**SOURCE MATERIAL**

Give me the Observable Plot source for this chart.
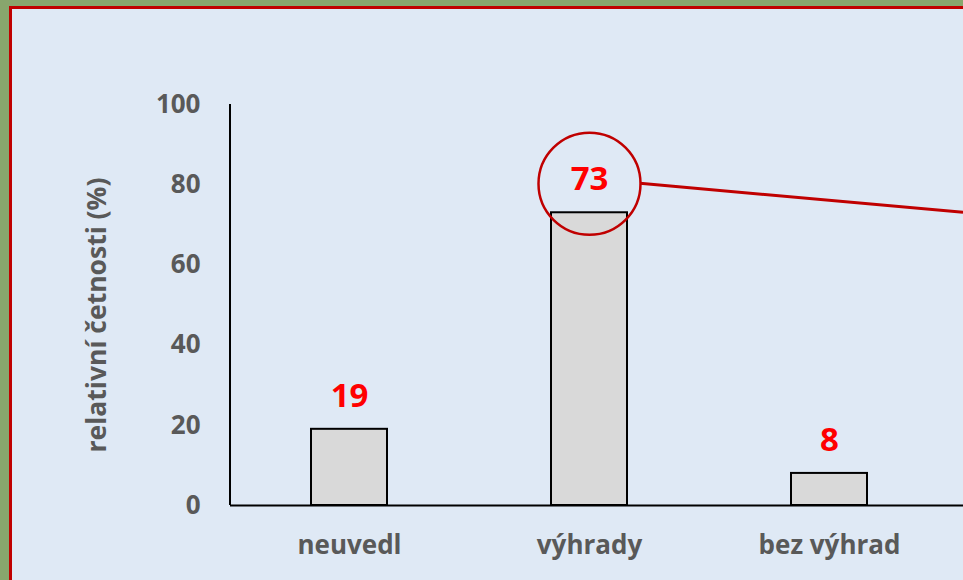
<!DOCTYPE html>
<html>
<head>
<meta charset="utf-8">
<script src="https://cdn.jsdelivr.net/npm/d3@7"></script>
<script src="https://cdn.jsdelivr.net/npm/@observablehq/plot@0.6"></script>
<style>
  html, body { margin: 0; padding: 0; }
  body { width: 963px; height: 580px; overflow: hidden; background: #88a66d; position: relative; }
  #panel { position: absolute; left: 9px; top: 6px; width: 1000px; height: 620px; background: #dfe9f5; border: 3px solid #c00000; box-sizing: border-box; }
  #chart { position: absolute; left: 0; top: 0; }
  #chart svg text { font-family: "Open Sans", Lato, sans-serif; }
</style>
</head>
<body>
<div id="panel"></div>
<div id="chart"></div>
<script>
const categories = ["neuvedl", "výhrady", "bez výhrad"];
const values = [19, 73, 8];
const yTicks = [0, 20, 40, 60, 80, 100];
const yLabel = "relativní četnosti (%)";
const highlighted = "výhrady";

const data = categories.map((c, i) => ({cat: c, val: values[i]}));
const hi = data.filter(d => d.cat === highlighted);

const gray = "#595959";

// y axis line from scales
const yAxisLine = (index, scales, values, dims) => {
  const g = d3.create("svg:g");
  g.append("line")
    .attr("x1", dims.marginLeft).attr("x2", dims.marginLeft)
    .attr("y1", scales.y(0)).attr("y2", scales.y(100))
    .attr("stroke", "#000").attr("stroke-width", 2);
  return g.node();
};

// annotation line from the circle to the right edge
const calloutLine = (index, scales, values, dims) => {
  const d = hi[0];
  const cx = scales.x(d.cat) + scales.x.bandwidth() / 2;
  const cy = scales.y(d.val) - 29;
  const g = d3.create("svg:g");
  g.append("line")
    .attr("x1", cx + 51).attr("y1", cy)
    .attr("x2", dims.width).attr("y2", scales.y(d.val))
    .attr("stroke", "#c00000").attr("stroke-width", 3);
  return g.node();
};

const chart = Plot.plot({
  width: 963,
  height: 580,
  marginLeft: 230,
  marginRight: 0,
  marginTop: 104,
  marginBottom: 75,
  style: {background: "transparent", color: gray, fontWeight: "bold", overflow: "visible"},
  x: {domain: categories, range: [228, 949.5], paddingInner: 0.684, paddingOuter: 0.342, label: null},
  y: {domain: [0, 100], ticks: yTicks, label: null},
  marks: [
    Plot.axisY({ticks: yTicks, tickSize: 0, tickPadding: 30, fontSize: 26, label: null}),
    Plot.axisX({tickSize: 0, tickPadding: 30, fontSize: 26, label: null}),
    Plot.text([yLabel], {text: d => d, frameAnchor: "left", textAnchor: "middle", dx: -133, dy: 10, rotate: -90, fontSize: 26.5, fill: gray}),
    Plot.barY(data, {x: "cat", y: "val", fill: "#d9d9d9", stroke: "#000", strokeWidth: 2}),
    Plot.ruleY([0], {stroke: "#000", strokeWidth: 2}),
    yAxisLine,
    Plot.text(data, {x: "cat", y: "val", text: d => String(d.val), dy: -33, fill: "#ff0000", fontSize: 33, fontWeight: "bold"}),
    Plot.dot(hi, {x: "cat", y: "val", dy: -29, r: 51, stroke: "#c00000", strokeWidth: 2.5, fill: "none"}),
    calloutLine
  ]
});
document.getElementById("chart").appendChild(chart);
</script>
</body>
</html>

**INSTRUCTIONS TO FOLLOW**
Begin at the top of the material above and output each line exactly, stopping after the line that holds "const hi = data.filter(d". Leave out pictures.

**ANSWER FOR THE TASK**
Give me the Observable Plot source for this chart.
<!DOCTYPE html>
<html>
<head>
<meta charset="utf-8">
<script src="https://cdn.jsdelivr.net/npm/d3@7"></script>
<script src="https://cdn.jsdelivr.net/npm/@observablehq/plot@0.6"></script>
<style>
  html, body { margin: 0; padding: 0; }
  body { width: 963px; height: 580px; overflow: hidden; background: #88a66d; position: relative; }
  #panel { position: absolute; left: 9px; top: 6px; width: 1000px; height: 620px; background: #dfe9f5; border: 3px solid #c00000; box-sizing: border-box; }
  #chart { position: absolute; left: 0; top: 0; }
  #chart svg text { font-family: "Open Sans", Lato, sans-serif; }
</style>
</head>
<body>
<div id="panel"></div>
<div id="chart"></div>
<script>
const categories = ["neuvedl", "výhrady", "bez výhrad"];
const values = [19, 73, 8];
const yTicks = [0, 20, 40, 60, 80, 100];
const yLabel = "relativní četnosti (%)";
const highlighted = "výhrady";

const data = categories.map((c, i) => ({cat: c, val: values[i]}));
const hi = data.filter(d => d.cat === highlighted);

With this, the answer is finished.